The day after President Barack Obama declared cybercrime a “national emergency”, senior executives from AIG and Verizon admitted that corporate boards and management often don't know enough about the risks that cyber breaches pose.
Companies around the world increasingly rely upon each other to insure that they don't compromise each other's data—but often fail to grasp the financial risks associated with interconnectivity, Peter Hancock, President and CEO of AIG, said yesterday.
Hancock, who delivered the keynote speech to a meeting of experts and top corporate officials at the New York University Polytechnic School of Engineering, in Brooklyn, N.Y., pointed to the largest retail data breach in history, the 2013 attack on Target, as an example of the inadequate defenses common to many companies.
The Target incident was the result of a failure to recognize and protect the many access points that make troves of data susceptible to criminals, he said.
“When you look at the Target breach, who would have thought that the air conditioning system would have been the way in?” Hancock said, referring to the vulnerable third-party-run system that allowed hackers to access information related to millions of Target customers.
On Wednesday, the White House announced an executive order authorizing the Treasury Department to impose sanctions against individuals or entities, in particular those located in other countries, who launch cyber attacks.
“From now on, we have the power to freeze their assets, make it harder for them to do business with U.S. companies, and limit their ability to profit from their misdeeds,” Obama wrote in a blog post that accompanied the order and declaration of a “national emergency.”
A series of massive and costly attacks on national retailers in the last 18 months — including on Neiman Marcus, Home Depot and the arts and crafts chain Michaels — have caused the federal government and many large companies to reassess their vulnerabilities to cyber-sabotage.

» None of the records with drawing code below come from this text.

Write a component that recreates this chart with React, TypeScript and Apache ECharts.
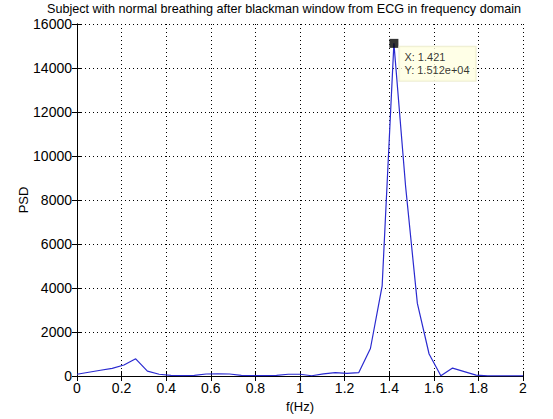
import React, { useEffect, useRef } from "react";
import * as echarts from "echarts";

const titleText = "Subject with normal breathing after blackman window from ECG in frequency domain";
const xName = "f(Hz)";
const yName = "PSD";

const freqHz = [
  0, 0.0526, 0.1053, 0.1579, 0.2105, 0.2632, 0.3158, 0.3684, 0.4211, 0.4737,
  0.5263, 0.5789, 0.6316, 0.6842, 0.7368, 0.7895, 0.8421, 0.8947, 0.9474, 1.0,
  1.0526, 1.1053, 1.1579, 1.2105, 1.2632, 1.3158, 1.3684, 1.4211, 1.4737, 1.5263,
  1.5789, 1.6316, 1.6842, 1.7368, 1.7895, 1.8421, 1.8947, 1.9474, 2.0,
];
const psdValues = [
  80, 170, 260, 350, 500, 780, 220, 80, 30, 20,
  30, 90, 100, 90, 30, 20, 20, 30, 80, 80,
  10, 100, 150, 120, 150, 1250, 4100, 15120, 8600, 3300,
  1000, 10, 360, 200, 40, 10, 10, 10, 10,
];
const datatipPoint = [1.4211, 15120];
const datatipLines = ["X: 1.421", "Y: 1.512e+04"];

const xMin = 0, xMax = 2, xStep = 0.2;
const yMin = 0, yMax = 16000, yStep = 2000;

const FONT = "Liberation Sans, Arial, sans-serif";

export default function App() {
  const ref = useRef<HTMLDivElement>(null);
  useEffect(() => {
    const chart = echarts.init(ref.current!, null, { renderer: "svg" });
    const lineData = freqHz.map((f, i) => [f, psdValues[i]]);
    const axisLine = { show: true, lineStyle: { color: "#000", width: 1 } };
    const tick = { show: true, inside: true, length: 5, lineStyle: { color: "#000", width: 1 } };
    const dotted = { show: true, lineStyle: { color: "#000", width: 1, type: [1, 3] } };
    chart.setOption({
      animation: false,
      backgroundColor: "#fff",
      title: {
        text: titleText,
        left: 284,
        textAlign: "center",
        top: 2,
        padding: 0,
        textStyle: { fontFamily: FONT, fontSize: 12.6, lineHeight: 14, fontWeight: "normal", color: "#000" },
      },
      graphic: [
        {
          type: "text",
          x: 23,
          y: 200,
          rotation: Math.PI / 2,
          style: {
            text: yName,
            align: "center",
            verticalAlign: "middle",
            fontFamily: FONT,
            fontSize: 13,
            fill: "#000",
          },
        },
      ],
      grid: { left: 77, right: 30, top: 24, bottom: 43, containLabel: false, show: false },
      xAxis: [
        {
          type: "value", min: xMin, max: xMax, interval: xStep, position: "bottom",
          axisLine, axisTick: tick, splitLine: dotted,
          axisLabel: {
            color: "#000", fontFamily: FONT, fontSize: 14, margin: 5,
            formatter: (v: number) => String(Math.round(v * 10) / 10),
          },
          name: xName, nameLocation: "middle", nameGap: 24,
          nameTextStyle: { color: "#000", fontFamily: FONT, fontSize: 13 },
        },
        {
          type: "value", min: xMin, max: xMax, interval: xStep, position: "top",
          axisLine, axisTick: tick, splitLine: { show: false }, axisLabel: { show: false },
        },
      ],
      yAxis: [
        {
          type: "value", min: yMin, max: yMax, interval: yStep, position: "left",
          axisLine, axisTick: tick, splitLine: dotted,
          axisLabel: {
            color: "#000", fontFamily: FONT, fontSize: 14, margin: 5, lineHeight: 14,
            formatter: (v: number) => String(v),
          },
        },
        {
          type: "value", min: yMin, max: yMax, interval: yStep, position: "right",
          axisLine, axisTick: tick, splitLine: { show: false }, axisLabel: { show: false },
        },
      ],
      series: [
        {
          type: "line",
          data: lineData,
          showSymbol: false,
          symbol: "none",
          lineStyle: { color: "#2a2ad0", width: 1.2 },
          z: 3,
        },
        {
          type: "scatter",
          data: [datatipPoint],
          symbol: "rect",
          symbolSize: 9,
          itemStyle: { color: "#000" },
          z: 5,
          label: {
            show: true,
            position: [10, 8],
            formatter: datatipLines.join("\n"),
            backgroundColor: "#ffffe1",
            borderColor: "#e8e8c8",
            borderWidth: 1,
            padding: [4, 6, 4, 5],
            lineHeight: 13,
            color: "#000",
            fontFamily: FONT,
            fontSize: 11,
          },
        },
      ],
    });
    return () => chart.dispose();
  }, []);
  return (
    <div
      ref={ref}
      style={{ position: "fixed", left: 0, top: 0, width: 553, height: 419, background: "#fff" }}
    />
  );
}
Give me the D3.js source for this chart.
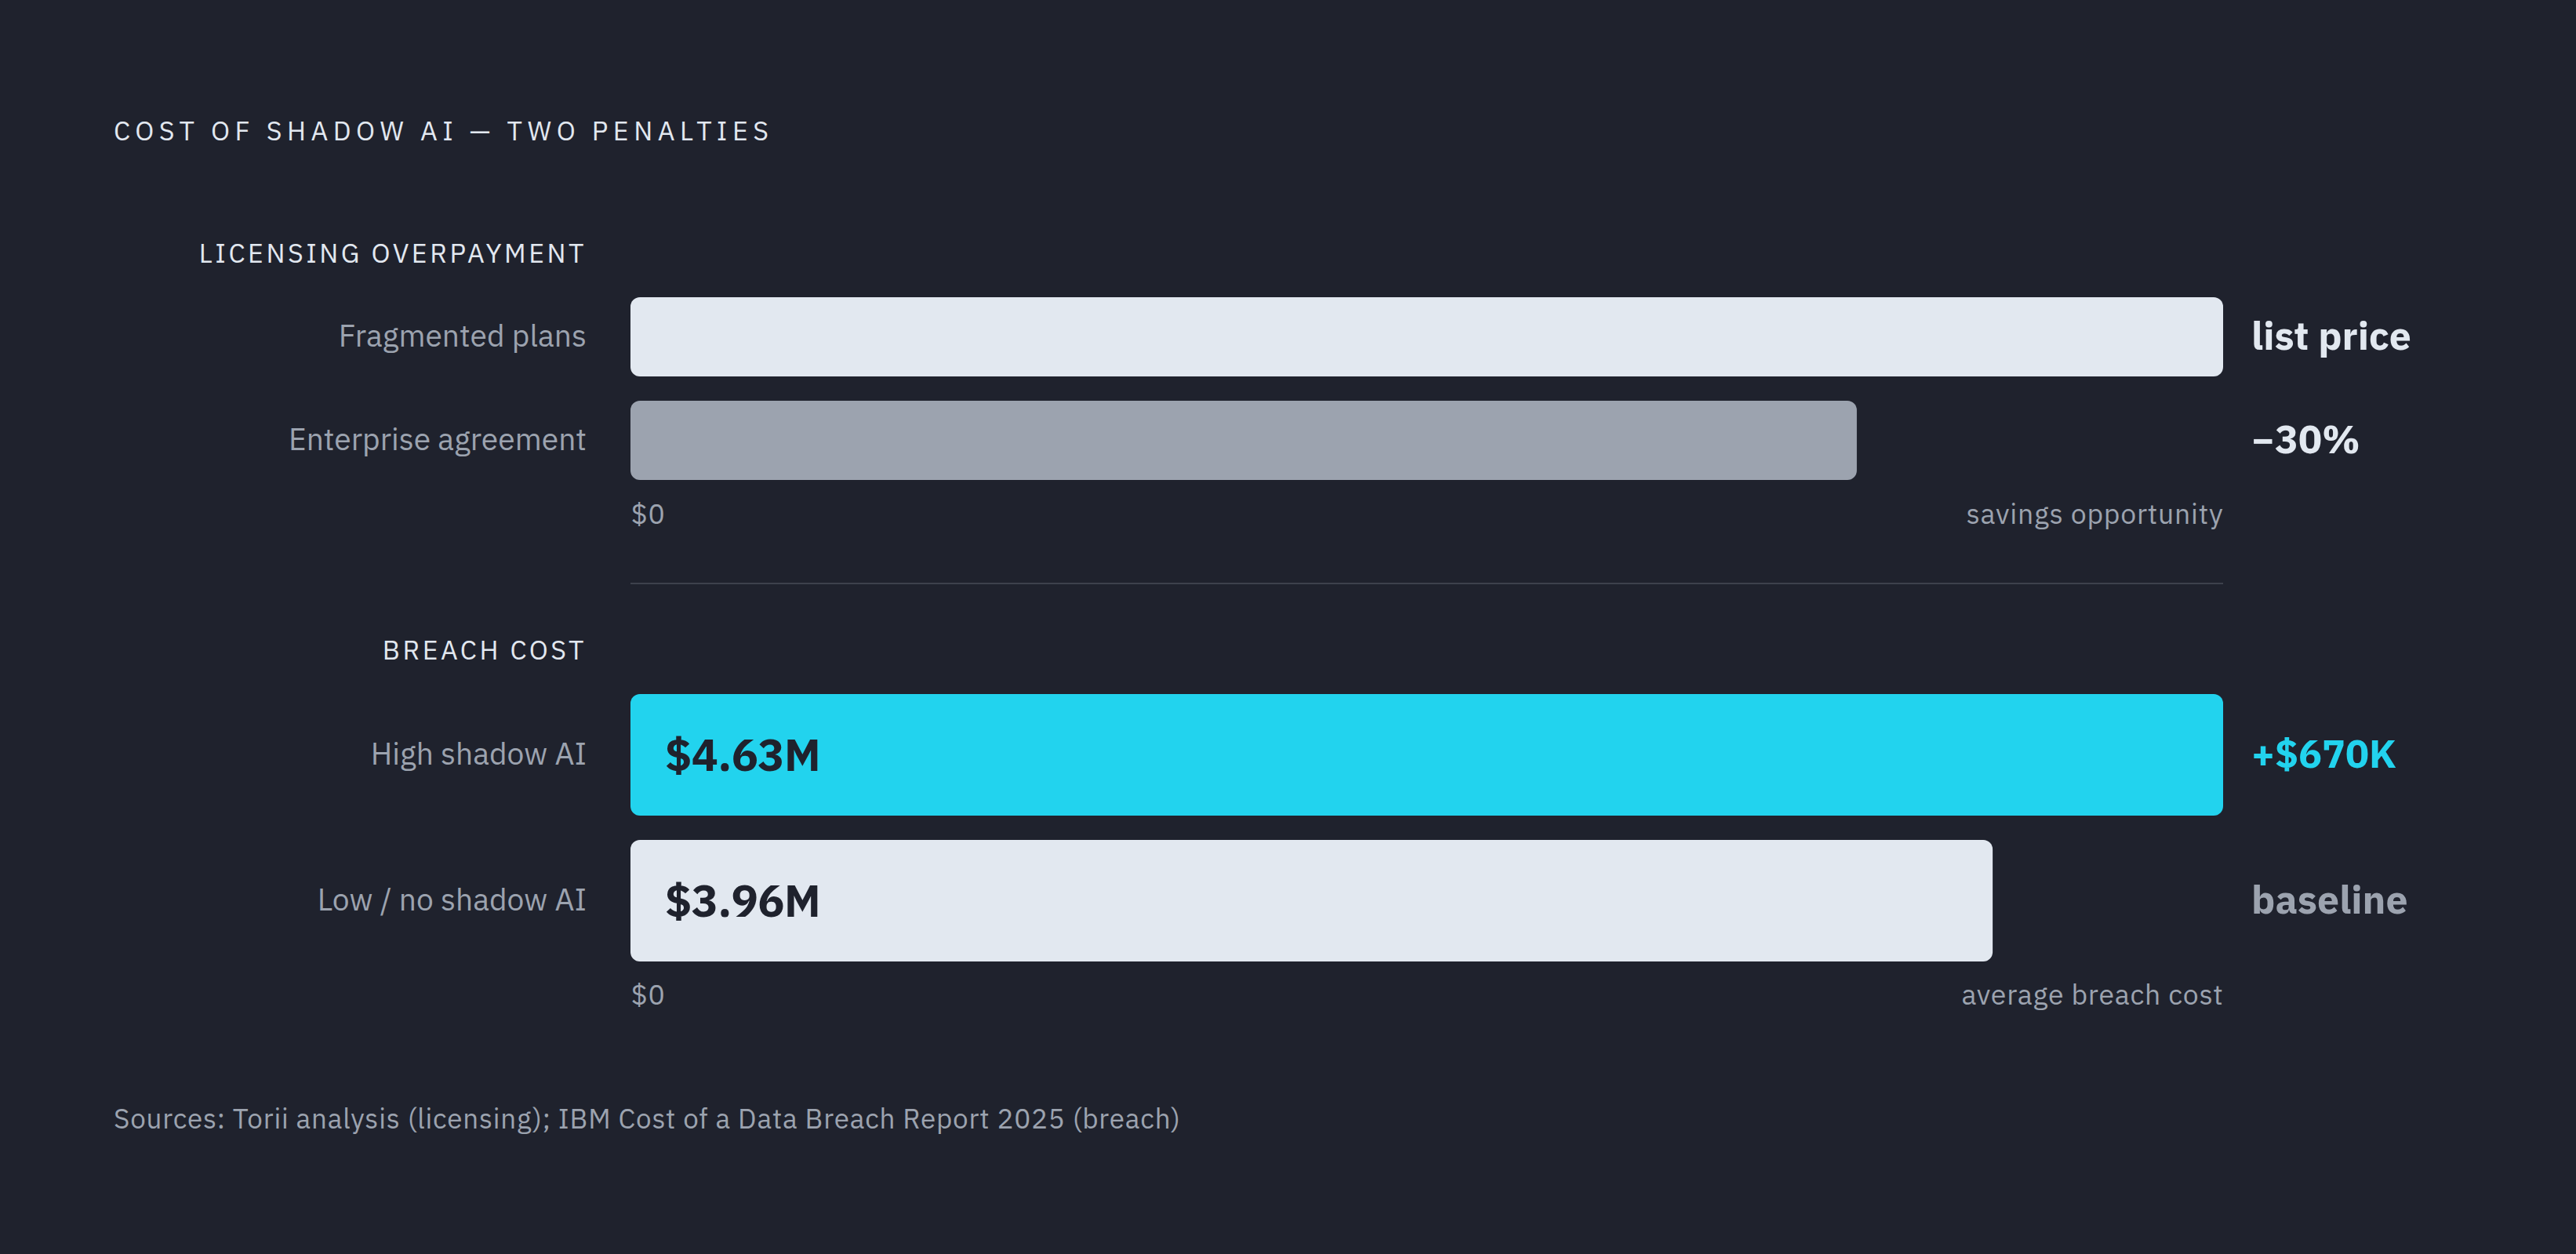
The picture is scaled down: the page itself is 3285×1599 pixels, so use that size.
<!DOCTYPE html>
<html>
<head>
<meta charset="utf-8">
<script src="https://cdn.jsdelivr.net/npm/d3@7"></script>
<style>
  html, body { margin: 0; padding: 0; background: #1f222d; }
  svg { display: block; }
  text { font-family: "IBM Plex Sans", Roboto, "Noto Sans", sans-serif; }
</style>
</head>
<body>
<svg id="chart"></svg>
<script>
// ---- data ----
const titleText = "COST OF SHADOW AI — TWO PENALTIES";
const licTitle = "LICENSING OVERPAYMENT";
const licCategories = ["Fragmented plans", "Enterprise agreement"];
const licValues = [100, 77];
const licNotes = ["list price", "−30%"];
const licAxisLabels = ["$0", "savings opportunity"];

const breachTitle = "BREACH COST";
const breachCategories = ["High shadow AI", "Low / no shadow AI"];
const breachValues = [4.63, 3.96];
const breachValueLabels = ["$4.63M", "$3.96M"];
const breachNotes = ["+$670K", "baseline"];
const breachAxisLabels = ["$0", "average breach cost"];

const sourceText = "Sources: Torii analysis (licensing); IBM Cost of a Data Breach Report 2025 (breach)";

// ---- layout / style ----
const W = 3285, H = 1599;
const BG = "#1f222d";
const LIGHT = "#e2e8f0", GREY = "#9ca3af", CYAN = "#22d3ee", DARK = "#1f222d";
const plotL = 804, plotR = 2835;
const labelX = 748, noteX = 2871;

const svg = d3.select("#chart").attr("width", W).attr("height", H)
  .style("background", BG);

svg.append("text").attr("x", 145).attr("y", 179)
  .attr("fill", LIGHT).attr("font-size", 34).attr("letter-spacing", "6.5px")
  .text(titleText);

function panel(opts) {
  const g = svg.append("g");
  const x = d3.scaleLinear().domain([0, opts.max]).range([plotL, plotR]);
  const y = d3.scaleBand().domain(opts.cats).range(opts.yRange)
    .paddingInner(opts.padInner).paddingOuter(0);

  g.append("text").attr("x", labelX).attr("y", opts.titleY)
    .attr("text-anchor", "end").attr("fill", LIGHT)
    .attr("font-size", 34).attr("letter-spacing", "3.5px")
    .text(opts.title);

  const rows = g.selectAll("g.row").data(opts.cats.map((c, i) => ({
    c, v: opts.vals[i], fill: opts.fills[i], note: opts.notes[i],
    noteFill: opts.noteFills[i], inner: opts.inner ? opts.inner[i] : null
  }))).join("g").attr("class", "row");

  rows.append("rect")
    .attr("x", x(0)).attr("y", d => y(d.c))
    .attr("width", d => x(d.v) - x(0)).attr("height", y.bandwidth())
    .attr("rx", 12).attr("ry", 12).attr("fill", d => d.fill);

  rows.append("text")
    .attr("x", labelX).attr("y", d => y(d.c) + y.bandwidth() / 2)
    .attr("dy", "0.33em").attr("text-anchor", "end")
    .attr("fill", GREY).attr("font-size", 39).text(d => d.c);

  rows.append("text")
    .attr("x", noteX).attr("y", d => y(d.c) + y.bandwidth() / 2)
    .attr("dy", "0.32em").attr("fill", d => d.noteFill)
    .attr("font-size", 50).attr("font-weight", 700).text(d => d.note);

  if (opts.inner) {
    rows.append("text")
      .attr("x", x(0) + 44).attr("y", d => y(d.c) + y.bandwidth() / 2)
      .attr("dy", "0.36em").attr("fill", DARK).attr("letter-spacing", "-0.5px")
      .attr("font-size", 57).attr("font-weight", 700).text(d => d.inner);
  }

  const axis = d3.axisBottom(x).tickValues([0, opts.max])
    .tickSize(0).tickPadding(0)
    .tickFormat((d, i) => opts.axisLabels[i]);
  const ag = g.append("g").attr("transform", `translate(0,${opts.axisY})`).call(axis);
  ag.select(".domain").remove();
  ag.selectAll(".tick text")
    .attr("y", 0).attr("dy", 0)
    .attr("fill", GREY).attr("font-size", 35.5).attr("letter-spacing", "0.8px")
    .attr("font-family", null)
    .attr("text-anchor", (d, i) => i === 0 ? "start" : "end");
  return x;
}

panel({
  title: licTitle, titleY: 335, cats: licCategories, vals: licValues,
  max: d3.max(licValues), yRange: [379, 612], padInner: 31 / 132,
  fills: [LIGHT, GREY], notes: licNotes, noteFills: [LIGHT, LIGHT],
  axisLabels: licAxisLabels, axisY: 668
});

svg.append("line").attr("x1", plotL).attr("x2", plotR)
  .attr("y1", 744).attr("y2", 744)
  .attr("stroke", "#3d414c").attr("stroke-width", 2);

panel({
  title: breachTitle, titleY: 841, cats: breachCategories, vals: breachValues,
  max: d3.max(breachValues), yRange: [885, 1226], padInner: 31 / 186,
  fills: [CYAN, LIGHT], notes: breachNotes, noteFills: [CYAN, GREY],
  inner: breachValueLabels, axisLabels: breachAxisLabels, axisY: 1281
});

svg.append("text").attr("x", 145).attr("y", 1439)
  .attr("fill", GREY).attr("font-size", 35).attr("letter-spacing", "0.8px")
  .text(sourceText);
</script>
</body>
</html>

Tom Finan, a senior cybersecurity strategist for the U.S. Department of Homeland Security (DHS), told a panel following Hancock's speech that it was “surprising” to discover how many companies hadn't factored the threat of cyberattacks into their emergency risk management plans.
Corporations have been forced to come to grips with the fact that they've had flawed understandings of their own vulnerabilities, said Randal Milch, an executive vice president of Verizon, during the panel.
He said Fortune 500 companies — whose board members are predominantly older than 65 — often invest in pricey risk-prevention tools, without actually identifying what needs to be fixed.
“Self-deception is the most expensive thing you're going to be dealing with,” Milch said. “So if you have a good idea of what your threat vectors are then you can start making a business decision about what you're going to spend.”
As a recently galvanized corporate America begins to assess the collective threats against it, Hancock — who said AIG provides stand-alone cyber risk policies to 20,000 companies — argued it should begin examining fundamental assumptions about how they store and access information about their customers and operations.
“There's an important data architecture question that's also a business question: Does data need to be centralized?” asked Hancock.
Companies need to figure out whether to pool seemingly unrelated data “in a big lake” or keep disparate information separated and therefore harder to compromise through individual attacks.
“We insure thousands of cows in India, with micro-insurance, but we also insure satellites,” he said. “I'm not sure the cow and satellite data need to be integrated.”